THE REQUEST |
Every line that holds the string "React" is to be identified and copied.

RECORDED INFORMATION |
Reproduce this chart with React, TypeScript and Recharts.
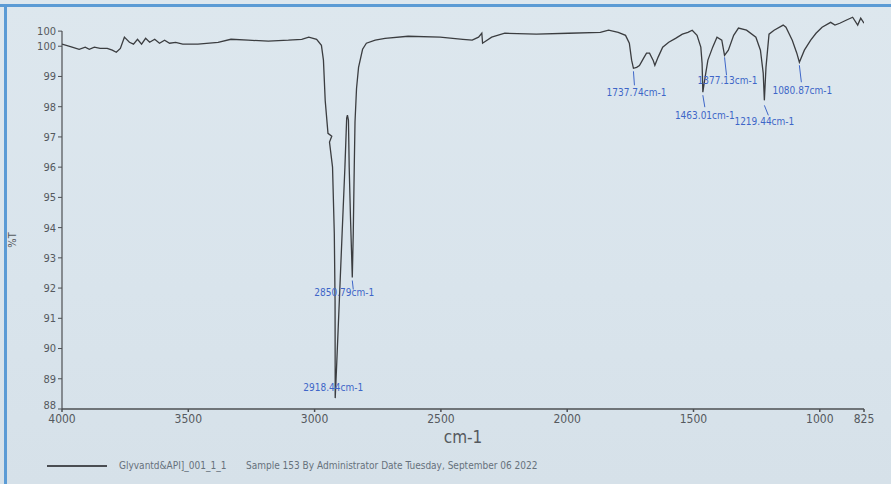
import React from "react";
import { LineChart, Line, XAxis, YAxis, ReferenceDot, ReferenceLine } from "recharts";

// Spectrum: wavenumber (cm-1) and %T, in trace order
const wavenumbers = [
  4000, 3960, 3932, 3908, 3892, 3872, 3849, 3821, 3801, 3785, 3769, 3753, 3733, 3717, 3701, 3685,
  3669, 3653, 3633, 3614, 3594, 3574, 3550, 3522, 3462, 3382, 3331, 3263, 3183, 3104, 3051, 3023,
  2992, 2973, 2965, 2958, 2947, 2932, 2941, 2929, 2922, 2919, 2918.6, 2918.44, 2913, 2902, 2891,
  2880, 2873, 2870, 2866, 2863, 2858, 2854, 2850.79, 2847, 2843, 2840, 2834, 2826, 2810, 2795,
  2760, 2721, 2630, 2503, 2413, 2376, 2351, 2338, 2335, 2299, 2247, 2122, 1995, 1869, 1836, 1798,
  1769, 1754, 1745, 1737.74, 1725, 1714, 1698, 1686, 1674, 1660, 1653, 1640, 1622, 1598, 1571,
  1544, 1522, 1505, 1486, 1471, 1466, 1463.01, 1454, 1443, 1424, 1407, 1388, 1377.13, 1362, 1341,
  1322, 1290, 1253, 1235, 1224, 1219.44, 1213, 1201, 1181, 1145, 1134, 1109, 1091, 1080.87, 1061,
  1036, 1015, 991, 957, 940, 921, 896, 870, 850, 838, 825,
];
const transmittance = [
  100.07, 99.97, 99.9, 99.97, 99.9, 99.97, 99.93, 99.93, 99.87, 99.8, 99.93, 100.3, 100.13, 100.07,
  100.23, 100.07, 100.26, 100.13, 100.23, 100.1, 100.2, 100.1, 100.13, 100.07, 100.07, 100.13,
  100.23, 100.2, 100.17, 100.2, 100.23, 100.3, 100.23, 100.03, 99.54, 98.2, 97.12, 97.02, 96.83,
  96.0, 93.8, 91.6, 89.4, 88.36, 89.39, 91.6, 93.82, 96.0, 97.62, 97.72, 97.55, 96.0, 94.35, 93.26,
  92.35, 93.8, 96.0, 97.5, 98.6, 99.3, 99.9, 100.1, 100.2, 100.26, 100.33, 100.3, 100.23, 100.2,
  100.3, 100.43, 100.1, 100.3, 100.43, 100.4, 100.43, 100.46, 100.53, 100.46, 100.36, 100.1, 99.54,
  99.27, 99.3, 99.36, 99.6, 99.77, 99.77, 99.54, 99.37, 99.64, 99.97, 100.13, 100.26, 100.4, 100.46,
  100.53, 100.36, 99.97, 99.44, 98.48, 98.98, 99.54, 99.97, 100.3, 100.2, 99.7, 99.87, 100.36, 100.6,
  100.53, 100.3, 99.87, 99.11, 98.21, 99.31, 100.4, 100.53, 100.7, 100.63, 100.2, 99.77, 99.47,
  99.87, 100.2, 100.43, 100.63, 100.79, 100.7, 100.76, 100.86, 100.96, 100.7, 100.93, 100.76,
];

// Peak annotations
const peakWavenumbers = [2918.44, 2850.79, 1737.74, 1463.01, 1377.13, 1219.44, 1080.87];
const peakTransmittance = [88.36, 92.35, 99.27, 98.48, 99.7, 98.21, 99.47];
const peakLabels = [
  "2918.44cm-1",
  "2850.79cm-1",
  "1737.74cm-1",
  "1463.01cm-1",
  "1377.13cm-1",
  "1219.44cm-1",
  "1080.87cm-1",
];

// Axis ticks
const xTicks = [4000, 3500, 3000, 2500, 2000, 1500, 1000, 825];
const yTicks = [88, 89, 90, 91, 92, 93, 94, 95, 96, 97, 98, 99, 100, 100.5];
const yTickLabels = ["88", "89", "90", "91", "92", "93", "94", "95", "96", "97", "98", "99", "100", "100"];

const xAxisTitle = "cm-1";
const yAxisTitle = "%T";
const seriesName = "Glyvantd&API]_001_1_1";
const footerText = "Sample 153 By Administrator Date Tuesday, September 06 2022";

const rows = wavenumbers.map((wn, i) => ({ wn, t: transmittance[i] }));

// label placement (pixels, relative to the peak point)
const labelLayout = [
  { dx: -2, l0: 0, l1: 0, lx: 0, ty: -7 },
  { dx: -8, l0: 3, l1: 12, lx: 1, ty: 19 },
  { dx: 3, l0: 3, l1: 17, lx: 1, ty: 28 },
  { dx: 2, l0: 3, l1: 15, lx: 2, ty: 27 },
  { dx: 3, l0: 2, l1: 20, lx: 2, ty: 29 },
  { dx: 0, l0: 5, l1: 15, lx: 4, ty: 25 },
  { dx: 3, l0: 3, l1: 20, lx: 2, ty: 32 },
];

const FONT = "'Liberation Sans Narrow', 'DejaVu Sans Condensed', 'Liberation Sans', sans-serif";
const AXIS = "#4d4f52";
const TEXT = "#55595e";
const BLUE = "#3e66c8";

function PeakMark(props: any) {
  const { cx, cy, idx } = props;
  const lay = labelLayout[idx];
  return (
    <g>
      {lay.l1 > lay.l0 && (
        <line
          x1={cx}
          y1={cy + lay.l0}
          x2={cx + lay.lx}
          y2={cy + lay.l1}
          stroke={BLUE}
          strokeWidth={1}
        />
      )}
      <text
        x={cx + lay.dx}
        y={cy + lay.ty}
        textAnchor="middle"
        fontSize={10}
        fontFamily={FONT}
        fill={BLUE}
      >
        {peakLabels[idx]}
      </text>
    </g>
  );
}

function YTick(props: any) {
  const { x, y, payload, index } = props;
  const label = yTickLabels[index] ?? String(payload.value);
  const nudge = index === 0 ? -4 : 0;
  return (
    <text
      x={x}
      y={y + nudge}
      dy="0.355em"
      textAnchor="end"
      fontSize={11}
      fontFamily={FONT}
      fill={TEXT}
    >
      {label}
    </text>
  );
}

function YTitle(props: any) {
  const vb = props.viewBox || { x: 0, y: 0, width: 0, height: 0 };
  const cx = 13;
  const cy = vb.y + vb.height * 0.57;
  return (
    <text
      x={cx}
      y={cy}
      transform={`rotate(-90 ${cx} ${cy})`}
      textAnchor="middle"
      dominantBaseline="central"
      fontSize={11}
      fontFamily={FONT}
      fill={TEXT}
    >
      {yAxisTitle}
    </text>
  );
}

export default function App() {
  return (
    <div
      style={{
        position: "absolute",
        left: 0,
        top: 0,
        width: 891,
        height: 484,
        background: "linear-gradient(180deg, #dde7ee 0%, #d9e4ec 60%, #d6e1e9 100%)",
        overflow: "hidden",
        fontFamily: FONT,
      }}
    >
      <div style={{ position: "absolute", left: 0, top: 4, width: 891, height: 3, background: "#5b9bd5" }} />
      <div style={{ position: "absolute", left: 4, top: 4, width: 3, height: 480, background: "#5b9bd5" }} />
      <LineChart
        width={891}
        height={484}
        data={rows}
        margin={{ top: 16, right: 27, bottom: 45, left: 22 }}
      >
        <XAxis
          dataKey="wn"
          type="number"
          domain={[825, 4000]}
          reversed
          ticks={xTicks}
          interval={0}
          allowDataOverflow
          height={30}
          stroke={AXIS}
          strokeWidth={1.5}
          tickSize={3}
          tick={{ fontSize: 12, fill: TEXT, fontFamily: FONT }}
          label={{ value: xAxisTitle, position: "bottom", offset: -8, fontSize: 17, fill: TEXT, fontFamily: FONT }}
        />
        <YAxis
          type="number"
          domain={[88, 101]}
          ticks={yTicks}
          interval={0}
          allowDataOverflow
          width={40}
          axisLine={false}
          stroke={AXIS}
          tickSize={4}
          tick={<YTick />}
          label={<YTitle />}
        />
        <ReferenceLine
          segment={[
            { x: 4000, y: 88 },
            { x: 4000, y: 100.5 },
          ]}
          stroke={AXIS}
          strokeWidth={1.2}
          ifOverflow="visible"
        />
        <Line
          type="linear"
          dataKey="t"
          stroke="#3b3d40"
          strokeWidth={1.3}
          dot={false}
          isAnimationActive={false}
        />
        {peakWavenumbers.map((wn, i) => (
          <ReferenceDot
            key={wn}
            x={wn}
            y={peakTransmittance[i]}
            r={0}
            ifOverflow="visible"
            shape={(p: any) => <PeakMark {...p} idx={i} />}
          />
        ))}
      </LineChart>
      <div style={{ position: "absolute", left: 47, top: 465, width: 60, height: 2, background: "#4a4d52" }} />
      <div
        style={{
          position: "absolute",
          left: 119,
          top: 459,
          fontSize: 10,
          lineHeight: "14px",
          color: "#66717c",
          whiteSpace: "nowrap",
        }}
      >
        {seriesName}
      </div>
      <div
        style={{
          position: "absolute",
          left: 246,
          top: 459,
          fontSize: 10,
          lineHeight: "14px",
          color: "#66717c",
          whiteSpace: "nowrap",
        }}
      >
        {footerText}
      </div>
    </div>
  );
}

SOLUTION |
Reproduce this chart with React, TypeScript and Recharts.
import React from "react";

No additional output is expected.